Why My Boys Believe in Santa Claus

My favorite thing about Christmas is the waiting. It wasn’t always that way: When I was a kid, my favorite thing was opening my presents. (We didn’t do Santa, so the presents came from mom and dad.) As I grow older, though, I could sit with the waiting for what feels like forever—because I know for a certainty that the waiting will pay off. The seasonal anticipation builds to a climax that happened in history more than 2,000 years ago.

This is the irony of Advent: Every year, even as we wait for Christ’s return, the church also waits again for something that has already happened. It’s a waiting described by Isaac Wimberly in one of my favorite Christmas tracks as a “groaning… growing generation after generation.” He continues:

They longed for him, they yearned for him, they waited for him on the edge of their seats. On the edge of where excitement and containment meet, they waited. Like a child watches out the window for a father to return from work, they waited. Like a groom stares at the double doors at the back of the church, they waited… they waited.

I never waited for Christmas like that.

Sure, I wanted the toys and the presents. Sure, I fell asleep at night wondering what my stocking would hold in the morning. But waiting like that? A longing? A yearning? No, that didn’t happen until, at almost 30 years old, I read the Bible chronologically, in the order that the events took place through history instead of the order that Crossway prints it. The narrative arc was smooth and steady, moving from beginning to end in a time-bound, historical progression.

And while I can’t pretend to know the Israelites’ anticipation as they waited and prayed for the promised messiah, about three-quarters of the way through I began to feel for the first time something of their longing. I couldn’t wait for Christ to enter the story. I began to understand in a new way their cries: How long, O Lord? How long? How long? How long? Over and over and over again, waiting for the promise to come. If I didn’t already know how the story ends, the suspense would’ve killed me. It was the first time I truly yearned for Christmas.

But my kids? My kids wait like that. They anticipate Christmas in a way that they won’t otherwise know until they’re old enough to grasp everything Christmas means—the depths of their own sin, their offense before a holy God, and their insurmountable need for the Savior who was this night born into the world to die on their behalf.

Their waiting is real, in other words, even if the object isn’t. The magic is real, even if Santa Claus is just a cut-rate stage show illusionist. Santa provides a taste of the anticipation and fulfillment of Christmas—cheap and artificial, to be sure, but a taste—before my children are old enough to genuinely understand the deeper magic of Bethlehem and Calvary.

It’s a little bit like sipping brown bottle root beer before drinking proper ale, like soap and water in a bubble pipe before savoring a bowlful of Old Toby. It’s a wobbly ride on training wheels to the neighbor’s driveway before careening down that hill with a blind drive and a patch of gravel on the curve at the bottom.

Like Beowulf and St. George and Bilbo Baggins and Lucy Pevensie, Santa Claus is a hardworking plowman who turns the soil of my children’s imaginations.

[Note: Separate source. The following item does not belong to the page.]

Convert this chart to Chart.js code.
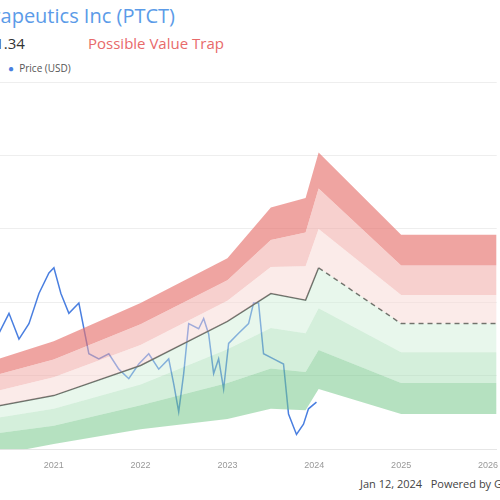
<!DOCTYPE html>
<html>
<head>
<meta charset="utf-8">
<script src="https://cdn.jsdelivr.net/npm/chart.js@4"></script>
<style>
body { margin:0; background:#fff; font-family:"Open Sans", Arial, sans-serif; }
#wrap { position:relative; width:500px; height:500px; overflow:hidden; }
#box { position:absolute; left:-1px; top:82px; width:502px; height:392px; }
.t { position:absolute; white-space:nowrap; }
</style>
</head>
<body>
<div id="wrap">
<div class="t" style="left:-83px;top:2px;font-size:20px;color:#5b9be8;">PTC Therapeutics Inc (PTCT)</div>
<div class="t" style="left:-22px;top:33px;font-size:15px;color:#333;">$21.34</div>
<div class="t" style="left:88px;top:33px;font-size:15px;color:#e86a6a;">Possible Value Trap</div>
<div class="t" style="left:8px;top:61px;font-size:10px;color:#555;"><span style="color:#4a7fe0;">●</span>&nbsp; Price (USD)</div>
<div class="t" style="left:360px;top:476px;font-size:11px;color:#444;">Jan 12, 2024 &nbsp; Powered by GuruFocus</div>
<div id="box"><canvas id="c"></canvas></div>
</div>
<script>
// band breakpoints (year)
var bandYears = [2020.37, 2021, 2022, 2023, 2023.5, 2023.9, 2024.05, 2025, 2026.1];
var gfValue   = [5.9, 7.3, 11.4, 17.4, 21.2, 20.3, 24.7, 17.1, 17.1];
var redTop    = [12.3, 14.7, 19.9, 26, 32.9, 34.2, 40.4, 29.2, 29.2];
var redMid    = [10.2, 12.2, 17, 23, 28.5, 29.5, 35.5, 25, 25];
var redLow    = [8, 9.8, 14.2, 20.2, 24.8, 24.9, 30, 21, 21];
var greenHigh = [4.3, 5.5, 8.8, 13.6, 16.5, 15.8, 19.2, 13.2, 13.2];
var greenMid  = [2.2, 3.2, 6, 9, 11, 10.5, 13.5, 9, 9];
var greenLow  = [-0.7, 0.7, 2.7, 4.1, 5.5, 5.3, 8.2, 4.8, 4.8];

// price, x in pixels-from-left converted to years below
var priceX = [0,10,20,30,40,50,55,62,70,80,90,100,110,120,130,140,150,160,170,175,180,185,190,200,205,210,215,220,225,230,240,250,255,260,265,275,285,290,298,305,310,318];
var priceY = [15.8,18.5,15,17.1,21.2,24,24.7,21.2,18.5,19.9,13,12.3,13,10.9,9.6,11.6,13,10.9,12.3,8.9,5.1,10.3,17.1,16.4,17.8,15.7,10.3,12.3,8.2,14.4,15.8,17.1,19.9,19.9,13,12.3,11.6,4.8,2,3.4,5.5,6.4];

var yearTicks = [2021, 2022, 2023, 2024, 2025, 2026];

function pts(xs, ys) { return xs.map(function(x, i) { return {x: x, y: ys[i]}; }); }
var priceYears = priceX.map(function(p) { return 2020.37 + p / 87; });

function band(data, fill, color) {
  return { data: pts(bandYears, data), fill: fill, backgroundColor: color, borderWidth: 0, pointRadius: 0, tension: 0 };
}

var gfSolid = gfValue.map(function(v, i) { return bandYears[i] <= 2024.05 ? v : null; });
var gfDash = gfValue.map(function(v, i) { return bandYears[i] >= 2024.05 ? v : null; });

new Chart(document.getElementById("c"), {
  type: 'line',
  data: { datasets: [
    band(greenLow, false, 'rgba(0,0,0,0)'),
    band(greenMid, '-1', 'rgba(120,200,140,0.55)'),
    band(greenHigh, '-1', 'rgba(160,220,175,0.45)'),
    band(gfValue, '-1', 'rgba(205,238,212,0.45)'),
    band(redLow, '-1', 'rgba(248,215,212,0.5)'),
    band(redMid, '-1', 'rgba(240,170,165,0.55)'),
    band(redTop, '-1', 'rgba(230,115,110,0.65)'),
    { data: pts(bandYears, gfSolid), borderColor: '#222', borderWidth: 1.5, pointRadius: 0, fill: false, spanGaps: false },
    { data: pts(bandYears, gfDash), borderColor: '#222', borderWidth: 1.5, borderDash: [5, 4], pointRadius: 0, fill: false, spanGaps: false },
    { data: pts(priceYears, priceY), borderColor: '#4a7fe0', borderWidth: 1.5, pointRadius: 0, fill: false, tension: 0 }
  ]},
  options: {
    animation: false, responsive: true, maintainAspectRatio: false,
    layout: { padding: 0 },
    plugins: { legend: { display: false }, tooltip: { enabled: false } },
    scales: {
      x: { type: 'linear', min: 2020.37, max: 2026.1,
        afterBuildTicks: function(ax) { ax.ticks = yearTicks.map(function(v) { return {value: v}; }); },
        ticks: { color: '#999', font: { size: 9 }, callback: function(v) { return String(v); } },
        grid: { display: false }, border: { color: '#e6e6e6' } },
      y: { min: 0, max: 50, ticks: { display: false, stepSize: 10 },
        grid: { color: '#eeeeee', drawTicks: false }, border: { display: false } }
    }
  }
});
</script>
</body>
</html>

When G.K. Chesterton was a child, he believed that Santa Claus filled his stockings during the night. Years later, he wrote:

I believe it still. I have merely extended the idea. Then I only wondered who put the toys in the stocking; now I wonder who put the stocking by the bed, and the bed in the room, and the room in the house, and the house on the planet, and the great planet in the void.

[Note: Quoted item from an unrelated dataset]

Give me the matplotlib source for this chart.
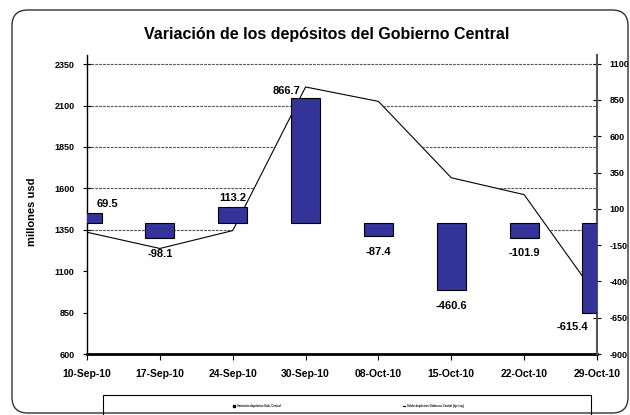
import matplotlib
matplotlib.use("Agg")
import matplotlib.pyplot as plt
from matplotlib.patches import FancyBboxPatch, Rectangle, Patch
from matplotlib.lines import Line2D
import numpy as np

plt.rcParams['font.family'] = ['Liberation Sans', 'DejaVu Sans']
plt.rcParams['font.weight'] = 'bold'
plt.rcParams['axes.unicode_minus'] = False

# datos
fechas = ['10-Sep-10', '17-Sep-10', '24-Sep-10', '30-Sep-10',
          '08-Oct-10', '15-Oct-10', '22-Oct-10', '29-Oct-10']
variacion = [69.5, -98.1, 113.2, 866.7, -87.4, -460.6, -101.9, -615.4]
saldo = [1335, 1237, 1345, 2212, 2125, 1664, 1562, 947]
ticks_izq = [600, 850, 1100, 1350, 1600, 1850, 2100, 2350]
ticks_der = [-900, -650, -400, -150, 100, 350, 600, 850, 1100]

# desplazamiento de las etiquetas (pixeles)
offs = [(20, 9.5), (0, -16), (0, 9), (-19, 7), (0, -15.5), (0, -16), (0, -15), (-25, -14)]

fig = plt.figure(figsize=(6.3, 4.15), dpi=100)

# marco redondeado
borde = FancyBboxPatch((12/630, 2/415), (628-12)/630, (405-2)/415,
                       boxstyle="round,pad=0,rounding_size=0.025",
                       transform=fig.transFigure, fill=False,
                       edgecolor='#333333', lw=1.0, mutation_aspect=630/415)
fig.patches.append(borde)

ax = fig.add_axes([87/630, 61/415, (597-87)/630, (354-55)/415])
x = np.arange(len(fechas))

# serie de saldo con area blanca que tapa la grilla
ax.set_axisbelow(True)
ax.yaxis.grid(True, linestyle=(0, (2.5, 1)), color='#555555', lw=0.8)
ax.fill_between(x, saldo, 600, color='white', zorder=1)
ax.plot(x, saldo, color='black', lw=0.8, zorder=2)
ax.set_xlim(0, len(fechas) - 1)
ax.set_ylim(600, 2405)
ax.set_yticks(ticks_izq)
ax.set_xticks(x)
ax.set_xticklabels(fechas, fontsize=7.5, fontweight='bold')
ax.tick_params(axis='y', direction='inout', length=6, labelsize=6.5, pad=6)
ax.tick_params(axis='x', direction='out', length=4, pad=7)
for t in ax.get_yticklabels():
    t.set_fontweight('bold')
ax.spines['top'].set_visible(False)
ax.spines['right'].set_visible(False)
ax.spines['left'].set_linewidth(1.0)
ax.spines['bottom'].set_linewidth(2.0)

# variaciones en eje secundario
ax2 = ax.twinx()
barras = ax2.bar(x, variacion, width=0.4, color='#333399', edgecolor='black', lw=0.8, zorder=3)
ax2.set_ylim(-900, 1160)
ax2.set_yticks(ticks_der)
ax2.tick_params(axis='y', direction='inout', length=6, labelsize=6.5, pad=6)
for t in ax2.get_yticklabels():
    t.set_fontweight('bold')
for s in ['top', 'left', 'bottom']:
    ax2.spines[s].set_visible(False)
ax2.spines['right'].set_color('#555555')
ax2.spines['right'].set_linewidth(1.5)

for xi, v, (dx, dy) in zip(x, variacion, offs):
    ax2.annotate(f'{v:.1f}', (xi, v), xytext=(dx, dy), textcoords='offset pixels',
                 ha='center', va='center', fontsize=8, fontweight='bold',
                 annotation_clip=False)

fig.text(327/630, 1 - 34/415, 'Variación de los depósitos del Gobierno Central',
         ha='center', va='center', fontsize=11.5, fontweight='bold')
fig.text(32/630, 1 - 212/415, 'millones usd', rotation=90, ha='center', va='center',
         fontsize=8, fontweight='bold')

# leyenda
fig.patches.append(Rectangle((103/630, -5/415), (591-103)/630, (20+5)/415,
                             transform=fig.transFigure, fill=False,
                             edgecolor='black', lw=0.8))
fig.legend(handles=[Patch(facecolor='#333399', edgecolor='black')],
           labels=['Variación depósitos Gob. Central'], loc='center left',
           bbox_to_anchor=(230/630, 9/415), frameon=False, fontsize=2,
           handlelength=0.8, handleheight=0.8)
fig.legend(handles=[Line2D([0], [0], color='black', lw=0.8)],
           labels=['Saldo depósitos Gobierno Central (eje izq.)'], loc='center left',
           bbox_to_anchor=(400/630, 9/415), frameon=False, fontsize=2,
           handlelength=0.8)

fig.savefig('out.png', dpi=100)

The secret that Chesterton discovered, and taught me, is that Santa is a story that prepares our hearts and imaginations for the magic and the glory and the unbelievable truth of Christ and the world he created. He may not give my boys their presents, but Santa does give them the gifts of wonder and awe and excitement and anticipation and waiting fulfilled.

To be sure, there are a lot of things that are untrue about the Santa story, and these are the things Santa naysayers get quite right. Santa Claus doesn’t really exist, for example.

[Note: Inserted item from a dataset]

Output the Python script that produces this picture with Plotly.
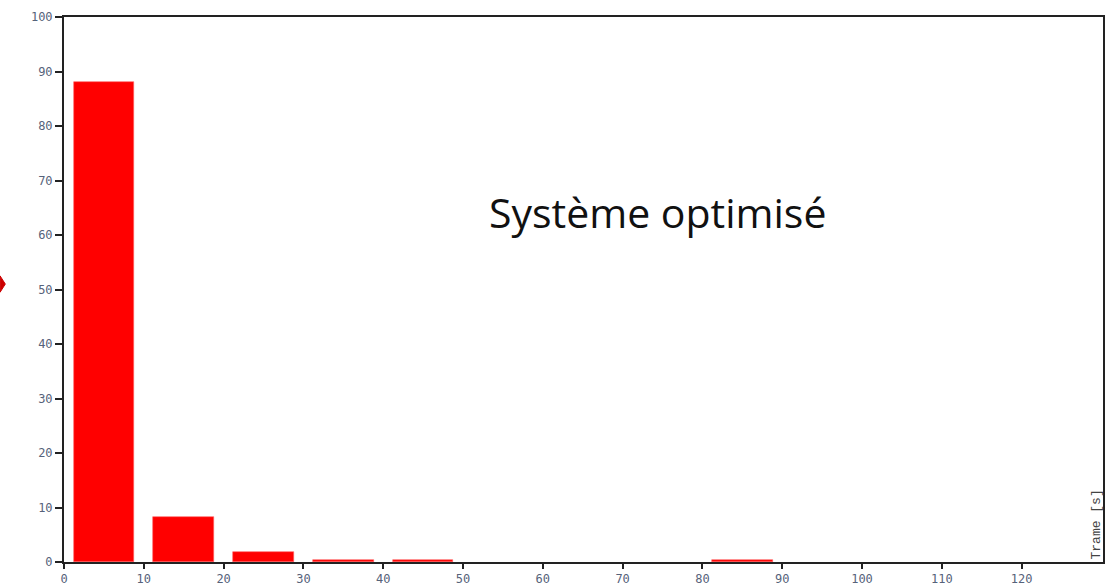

But here’s something deeply true about the Santa story: Magic happened on that long-ago night, and magic still happens—on Christmas night and on all nights, every time a life is born and born again, made and made new.

And this: On one night millennia past, all the children of the world woke up and rubbed the sleep from their eyes and stumbled downstairs to find they had been given an undeserved, immeasurable gift.

On that night, a joy was birthed into the world that I’m afraid most grownups have largely forgotten. In fact, I’d venture to say that we haven’t felt that kind of joy since we were, oh, about 7 years old.